### Challenge
Skipping all pictures, set down the lines of the listing from the first through the one with "Arial, Helvetica, sans-serif';".

### Source excerpt
☆ ☆ ☆ ☆ ☆ ☆ ☆

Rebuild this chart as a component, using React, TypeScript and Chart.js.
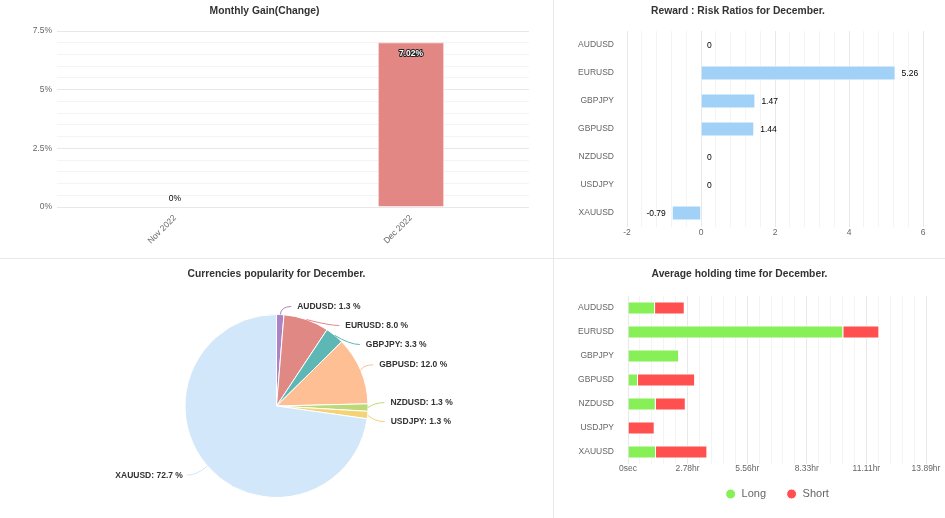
import React, { useEffect, useRef } from 'react';
import { Chart, registerables } from 'chart.js';

Chart.register(...registerables);

const FONT = '"Liberation Sans", Arial, Helvetica, sans-serif';

// ---- Monthly gain ----
const gainMonths = ['Nov 2022', 'Dec 2022'];
const gainValues = [0, 7.02];

// ---- Reward : Risk ----
const rrPairs = ['AUDUSD', 'EURUSD', 'GBPJPY', 'GBPUSD', 'NZDUSD', 'USDJPY', 'XAUUSD'];
const rrValues = [0, 5.26, 1.47, 1.44, 0, 0, -0.79];

// ---- Currencies popularity ----
const popPairs = ['AUDUSD', 'EURUSD', 'GBPJPY', 'GBPUSD', 'NZDUSD', 'USDJPY', 'XAUUSD'];
const popShares = [1.3, 8.0, 3.3, 12.0, 1.3, 1.3, 72.7];
const popColors = ['#ab83c4', '#e08884', '#5db7b4', '#ffbf95', '#bcd977', '#f5d275', '#d2e7f9'];

// ---- Average holding time (seconds) ----
const holdPairs = ['AUDUSD', 'EURUSD', 'GBPJPY', 'GBPUSD', 'NZDUSD', 'USDJPY', 'XAUUSD'];
const holdLongSec = [4540, 36120, 8570, 1680, 4650, 0, 4700];
const holdShortSec = [4980, 6050, 0, 9580, 5040, 4480, 8620];

const isMultiple = (v: number, step: number) => Math.abs(v / step - Math.round(v / step)) < 1e-6;

const tickFont = { family: FONT, size: 8.5 };
const titleOpt = (text: string, top: number, bottom: number) => ({
  display: true,
  text,
  color: '#333',
  font: { family: FONT, size: 10.3, weight: 'bold' as const },
  padding: { top, bottom },
});
const gridColor = (step: number) => (c: any) => {
  const v = c.tick ? c.tick.value : undefined;
  if (v === undefined) return 'rgba(0,0,0,0)';
  return isMultiple(v, step) ? '#e8e8e8' : '#f4f4f4';
};

const gainLabelPlugin = {
  id: 'gainLabels',
  afterDatasetsDraw(chart: any) {
    const ctx = chart.ctx;
    const meta = chart.getDatasetMeta(0);
    const data = chart.data.datasets[0].data as number[];
    ctx.save();
    ctx.textAlign = 'center';
    ctx.textBaseline = 'middle';
    ctx.lineJoin = 'round';
    meta.data.forEach((el: any, i: number) => {
      const v = data[i];
      const text = `${v}%`;
      if (v > 0) {
        const y = el.y + 11;
        ctx.font = `bold 8.5px ${FONT}`;
        ctx.lineWidth = 2;
        ctx.strokeStyle = '#222';
        ctx.strokeText(text, el.x, y);
        ctx.fillStyle = '#fff';
        ctx.fillText(text, el.x, y);
      } else {
        const y = el.y - 8;
        ctx.font = `8.5px ${FONT}`;
        ctx.lineWidth = 2;
        ctx.strokeStyle = '#fff';
        ctx.strokeText(text, el.x, y);
        ctx.fillStyle = '#000';
        ctx.fillText(text, el.x, y);
      }
    });
    ctx.restore();
  },
};

const rrLabelPlugin = {
  id: 'rrLabels',
  afterDatasetsDraw(chart: any) {
    const ctx = chart.ctx;
    const meta = chart.getDatasetMeta(0);
    const data = chart.data.datasets[0].data as number[];
    ctx.save();
    ctx.font = `8.5px ${FONT}`;
    ctx.textBaseline = 'middle';
    ctx.fillStyle = '#000';
    meta.data.forEach((el: any, i: number) => {
      const v = data[i];
      const text = String(v);
      if (v >= 0) {
        ctx.textAlign = 'left';
        ctx.fillText(text, el.x + 6, el.y + 1);
      } else {
        ctx.textAlign = 'right';
        ctx.fillText(text, el.x - 6, el.y + 1);
      }
    });
    ctx.restore();
  },
};

const pieLabelPlugin = {
  id: 'pieLabels',
  afterDatasetsDraw(chart: any) {
    const ctx = chart.ctx;
    const meta = chart.getDatasetMeta(0);
    if (!meta.data.length) return;
    const labels = chart.data.labels as string[];
    const data = chart.data.datasets[0].data as number[];
    const colors = chart.data.datasets[0].backgroundColor as string[];
    const a0 = meta.data[0];
    const cx = a0.x, cy = a0.y, r = a0.outerRadius;
    const Rn = r + 14, Rx = r + 17, spacing = 19;
    const minY = cy - r - 8;
    const items = meta.data.map((arc: any, i: number) => {
      const mid = (arc.startAngle + arc.endAngle) / 2;
      return { i, mid, right: Math.cos(mid) >= 0, t: cy + Rn * Math.sin(mid), y: 0 };
    });
    for (const side of [true, false]) {
      const list = items.filter((it: any) => it.right === side).sort((a: any, b: any) => a.t - b.t);
      if (!list.length) continue;
      let clusters = list.map((it: any) => ({ members: [it], sum: it.t, start: it.t }));
      let merged = true;
      while (merged) {
        merged = false;
        for (let k = 0; k < clusters.length - 1; k++) {
          const a = clusters[k], b = clusters[k + 1];
          if (a.start + a.members.length * spacing > b.start) {
            const members = a.members.concat(b.members);
            const sum = a.sum + b.sum;
            const n = members.length;
            clusters.splice(k, 2, { members, sum, start: sum / n - ((n - 1) * spacing) / 2 });
            merged = true;
            break;
          }
        }
      }
      const ordered: any[] = [];
      clusters.forEach((c: any) => c.members.forEach((m: any, j: number) => { m.y = c.start + j * spacing; ordered.push(m); }));
      for (let j = 0; j < ordered.length; j++) {
        const lo = j === 0 ? minY : ordered[j - 1].y + spacing;
        if (ordered[j].y < lo) ordered[j].y = lo;
      }
    }
    ctx.save();
    ctx.font = `bold 8.5px ${FONT}`;
    ctx.textBaseline = 'middle';
    items.forEach((it: any) => {
      const dir = it.right ? 1 : -1;
      const dy = it.y - cy - 8;
      const xEnd = cx + dir * Math.sqrt(Math.max(0, Rx * Rx - dy * dy));
      const p0x = cx + r * Math.cos(it.mid), p0y = cy + r * Math.sin(it.mid);
      let ctrlX = xEnd - dir * 10;
      if (dir > 0 && ctrlX < p0x) ctrlX = p0x;
      if (dir < 0 && ctrlX > p0x) ctrlX = p0x;
      ctx.beginPath();
      ctx.moveTo(p0x, p0y);
      ctx.quadraticCurveTo(ctrlX, it.y, xEnd, it.y);
      ctx.strokeStyle = colors[it.i];
      ctx.lineWidth = 1;
      ctx.stroke();
      ctx.fillStyle = '#333';
      ctx.textAlign = it.right ? 'left' : 'right';
      ctx.fillText(`${labels[it.i]}: ${data[it.i].toFixed(1)} %`, xEnd + dir * (it.right ? 6 : 4), it.y);
    });
    ctx.restore();
  },
};

function makeGain(canvas: HTMLCanvasElement) {
  return new Chart(canvas, {
    type: 'bar',
    data: {
      labels: gainMonths,
      datasets: [{
        data: gainValues,
        backgroundColor: '#e28784',
        borderColor: '#f6d3d2',
        borderWidth: 1,
        barPercentage: 0.28,
        categoryPercentage: 1,
      }],
    },
    options: {
      responsive: false,
      animation: false,
      layout: { padding: { left: 0, right: 24, top: 0, bottom: 0 } },
      plugins: {
        legend: { display: false },
        tooltip: { enabled: false },
        title: titleOpt('Monthly Gain(Change)', 5, 13.64),
      },
      scales: {
        x: {
          grid: { display: false, drawTicks: false },
          border: { display: false },
          ticks: { color: '#666', font: tickFont, minRotation: 45, maxRotation: 45, padding: 6 },
          afterFit: (s: any) => { s.height = 51; },
        },
        y: {
          min: 0,
          max: 7.5,
          grid: { color: gridColor(2.5), drawTicks: false },
          border: { display: false },
          ticks: {
            stepSize: 0.5,
            autoSkip: false,
            padding: 5,
            color: '#666',
            font: tickFont,
            callback: (v: any) => (isMultiple(Number(v), 2.5) ? `${v}%` : ''),
          },
          afterFit: (s: any) => { s.width = 57; },
        },
      },
    } as any,
    plugins: [gainLabelPlugin],
  });
}

function makeRR(canvas: HTMLCanvasElement) {
  return new Chart(canvas, {
    type: 'bar',
    data: {
      labels: rrPairs,
      datasets: [{
        data: rrValues,
        backgroundColor: '#a1d1f7',
        borderColor: '#ffffff',
        borderWidth: 1,
        barPercentage: 0.54,
        categoryPercentage: 1,
      }],
    },
    options: {
      indexAxis: 'y',
      responsive: false,
      animation: false,
      layout: { padding: { left: 0, right: 22, top: 0, bottom: 0 } },
      plugins: {
        legend: { display: false },
        tooltip: { enabled: false },
        title: titleOpt('Reward : Risk Ratios for December.', 5, 13.64),
      },
      scales: {
        x: {
          min: -2,
          max: 6,
          grid: { color: gridColor(2), drawTicks: false },
          border: { display: false },
          ticks: {
            stepSize: 0.4,
            autoSkip: false,
            maxRotation: 0,
            minRotation: 0,
            padding: 1,
            color: '#666',
            font: tickFont,
            callback: (v: any) => (isMultiple(Number(v), 2) ? String(Math.round(Number(v))) : ''),
          },
          afterFit: (s: any) => { s.height = 31; },
        },
        y: {
          grid: { display: false, drawTicks: false },
          border: { display: false },
          ticks: { padding: 13, color: '#666', font: tickFont },
          afterFit: (s: any) => { s.width = 74; },
        },
      },
    } as any,
    plugins: [rrLabelPlugin],
  });
}

function makePie(canvas: HTMLCanvasElement) {
  return new Chart(canvas, {
    type: 'pie',
    data: {
      labels: popPairs,
      datasets: [{
        data: popShares,
        backgroundColor: popColors,
        borderColor: '#ffffff',
        borderWidth: 1,
      }],
    },
    options: {
      responsive: false,
      animation: false,
      layout: { padding: { left: 0, right: 0, top: 0, bottom: 20 } },
      plugins: {
        legend: { display: false },
        tooltip: { enabled: false },
        title: titleOpt('Currencies popularity for December.', 9, 33.64),
      },
    } as any,
    plugins: [pieLabelPlugin],
  });
}

function makeHold(canvas: HTMLCanvasElement) {
  return new Chart(canvas, {
    type: 'bar',
    data: {
      labels: holdPairs,
      datasets: [
        {
          label: 'Long',
          data: holdLongSec,
          backgroundColor: '#86f056',
          borderColor: '#ffffff',
          borderWidth: 1,
          barPercentage: 0.54,
          categoryPercentage: 1,
        },
        {
          label: 'Short',
          data: holdShortSec,
          backgroundColor: '#ff4f4f',
          borderColor: '#ffffff',
          borderWidth: 1,
          barPercentage: 0.54,
          categoryPercentage: 1,
        },
      ],
    },
    options: {
      indexAxis: 'y',
      responsive: false,
      animation: false,
      layout: { padding: { left: 0, right: 19, top: 0, bottom: 8.5 } },
      plugins: {
        tooltip: { enabled: false },
        title: titleOpt('Average holding time for December.', 9, 15.64),
        legend: {
          display: true,
          position: 'bottom',
          fullSize: false,
          labels: {
            usePointStyle: true,
            pointStyle: 'circle',
            boxWidth: 11,
            boxHeight: 7,
            padding: 20,
            color: '#666',
            font: { family: FONT, size: 11 },
          },
        },
      },
      scales: {
        x: {
          stacked: true,
          min: 0,
          max: 50000,
          grid: { color: gridColor(10000), drawTicks: false },
          border: { display: false },
          ticks: {
            stepSize: 2000,
            autoSkip: false,
            maxRotation: 0,
            minRotation: 0,
            mirror: true,
            padding: -10,
            color: '#666',
            font: tickFont,
            callback: (v: any) => {
              const n = Number(v);
              if (n === 0) return '0sec';
              return isMultiple(n, 10000) ? `${(n / 3600).toFixed(2)}hr` : '';
            },
          },
          afterFit: (s: any) => { s.height = 4.5; },
        },
        y: {
          stacked: true,
          grid: { display: false, drawTicks: false },
          border: { display: false },
          ticks: { padding: 14, color: '#666', font: tickFont },
          afterFit: (s: any) => { s.width = 75; },
        },
      },
    } as any,
  });
}

type PanelProps = {
  left: number;
  top: number;
  width: number;
  height: number;
  make: (c: HTMLCanvasElement) => Chart;
};

function Panel({ left, top, width, height, make }: PanelProps) {
  const ref = useRef<HTMLCanvasElement>(null);
  useEffect(() => {
    if (!ref.current) return;
    const chart = make(ref.current);
    return () => chart.destroy();
  }, []);
  return (
    <canvas
      ref={ref}
      width={width}
      height={height}
      style={{ position: 'absolute', left, top, width, height, display: 'block' }}
    />
  );
}

export default function App() {
  return (
    <div style={{ position: 'absolute', left: 0, top: 0, width: 945, height: 518, background: '#fff', overflow: 'hidden' }}>
      <Panel left={0} top={0} width={553} height={258} make={makeGain} />
      <Panel left={553} top={0} width={392} height={258} make={makeRR} />
      <Panel left={0} top={259} width={553} height={259} make={makePie} />
      <Panel left={553} top={259} width={392} height={259} make={makeHold} />
      <div style={{ position: 'absolute', left: 553, top: 0, width: 1, height: 518, background: '#e8e8e8' }} />
      <div style={{ position: 'absolute', left: 0, top: 258, width: 945, height: 1, background: '#e8e8e8' }} />
    </div>
  );
}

☆ ☆ ☆ ☆ ☆ ☆ ☆

### Result
Rebuild this chart as a component, using React, TypeScript and Chart.js.
import React, { useEffect, useRef } from 'react';
import { Chart, registerables } from 'chart.js';

Chart.register(...registerables);

const FONT = '"Liberation Sans", Arial, Helvetica, sans-serif';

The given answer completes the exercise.